Authored by Tom Ozimek via The Epoch Times,
The Justice Department has opened a civil rights investigation into the University of California (UC) system to determine whether its efforts to boost faculty diversity run afoul of federal anti-discrimination laws.
In a June 26 announcement, the Department of Justice (DOJ) stated that it is probing whether the university’s “UC 2030 Capacity Plan” and related campus-level programs constitute a pattern or practice of unlawful employment discrimination based on race and sex, in violation of Title VII of the Civil Rights Act of 1964.
“Public employers are bound by federal laws that prohibit racial and other employment discrimination,” said Assistant Attorney General Harmeet K. Dhillon, who leads the department’s Civil Rights Division. “Institutional directives that use race- and sex-based hiring practices expose employers to legal risk under federal law.”
According to the Justice Department, the UC system’s strategic hiring plan explicitly encourages campuses to measure and increase the number of new hires by race and sex to meet internal diversity targets. Officials described the framework as potentially unlawful, citing provisions in the plan that direct campuses to recruit “diverse” faculty in line with demographic benchmarks.

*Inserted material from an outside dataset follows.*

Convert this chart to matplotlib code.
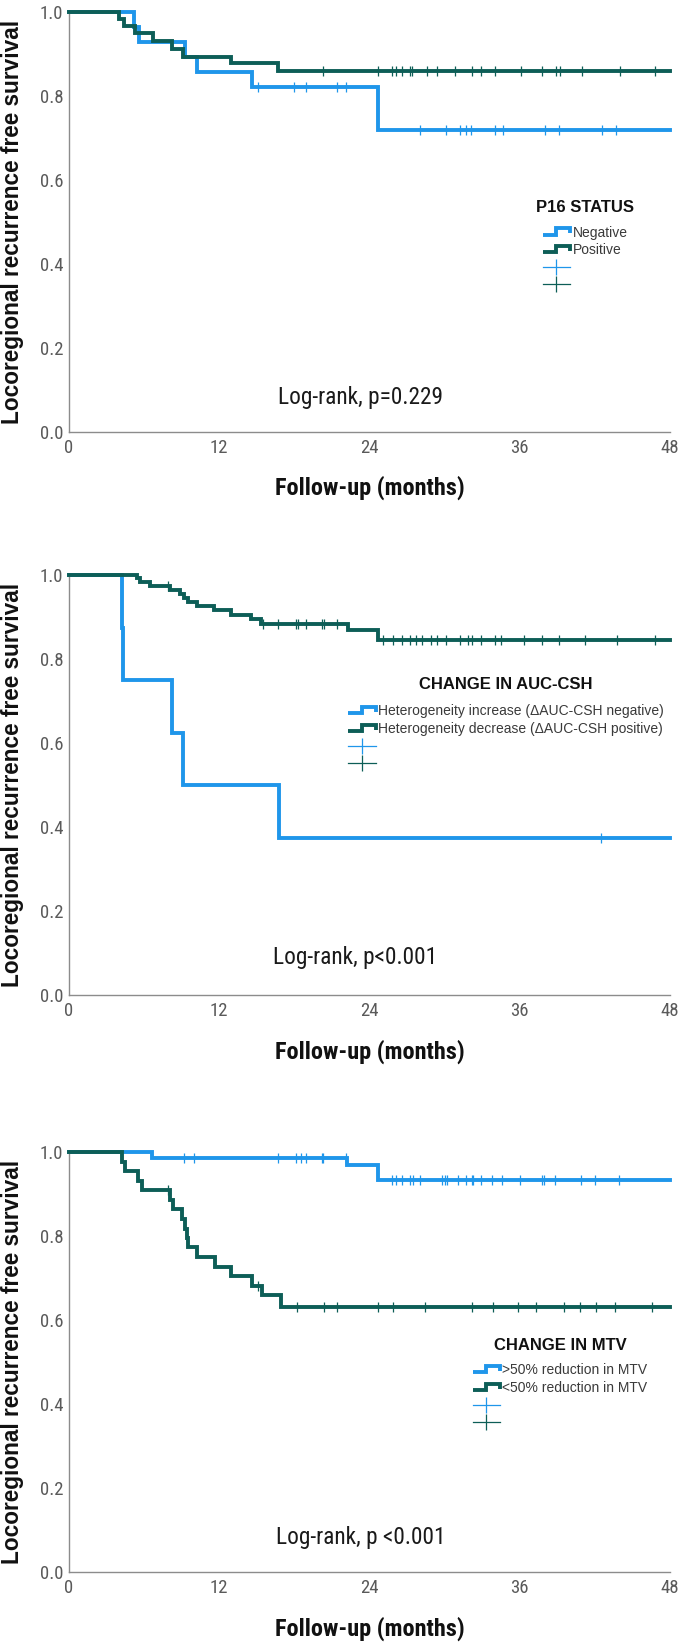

The UC 2030 Capacity Plan outlines several such goals, including the recruitment of at least 40 percent of its graduate students from its own undergraduate programs and from other minority-serving institutions, including Hispanic-serving institutions, historically black colleges and universities, and tribal colleges and universities. The plan also outlines a goal to hire more than 1,100 new ladder-rank faculty members by 2030—an effort the university says will help diversify its academic workforce, noting that new hires tend to be more diverse than the existing faculty.
“Identity-based hiring is not only wrong—it is illegal,” Dhillon wrote in a post on social media. “Public employers ignore our civil rights laws at their peril.”
A request for comment sent to the University of California by The Epoch Times was not immediately returned.
A university spokesperson told The Hill that the university “is committed to fair and lawful processes in all of our programs and activities, consistent with federal and state anti-discrimination laws.”
“The University also aims to foster a campus environment where everyone is welcomed and supported. We will work in good faith with the Department of Justice as it conducts its investigation,” the spokesperson said.
The probe marks the latest in a series of moves by the federal government targeting higher education policies seen as promoting identity-based ideologies and practices. On the first day of his second term, President Donald Trump issued executive orders prohibiting federal funding for diversity, equity, and inclusion (DEI) initiatives, saying such programs violate anti-discrimination laws and undermine “national unity” and “traditional American values.”
“These illegal ... policies also threaten the safety of American men, women, and children across the Nation by diminishing the importance of individual merit, aptitude, hard work, and determination when selecting people for jobs and services in key sectors of American society,” Trump said in a Jan. 21 executive order titled “Ending Illegal Discrimination and Restoring Merit-Based Opportunity.”
In recent years, a number of U.S. colleges have adopted DEI frameworks. A 2023 report by The Heritage Foundation found that 81 percent of surveyed community colleges had some form of DEI infrastructure, such as mission statements, staff, or task forces. At institutions with more than 10,000 students, that figure climbed to 96 percent. The larger the school, the more likely it was to institutionalize DEI.
Since Trump resumed office and began enforcing restrictions on race and identity-based funding, a number of colleges and universities have begun scaling back or dismantling their diversity programs to maintain eligibility for federal support.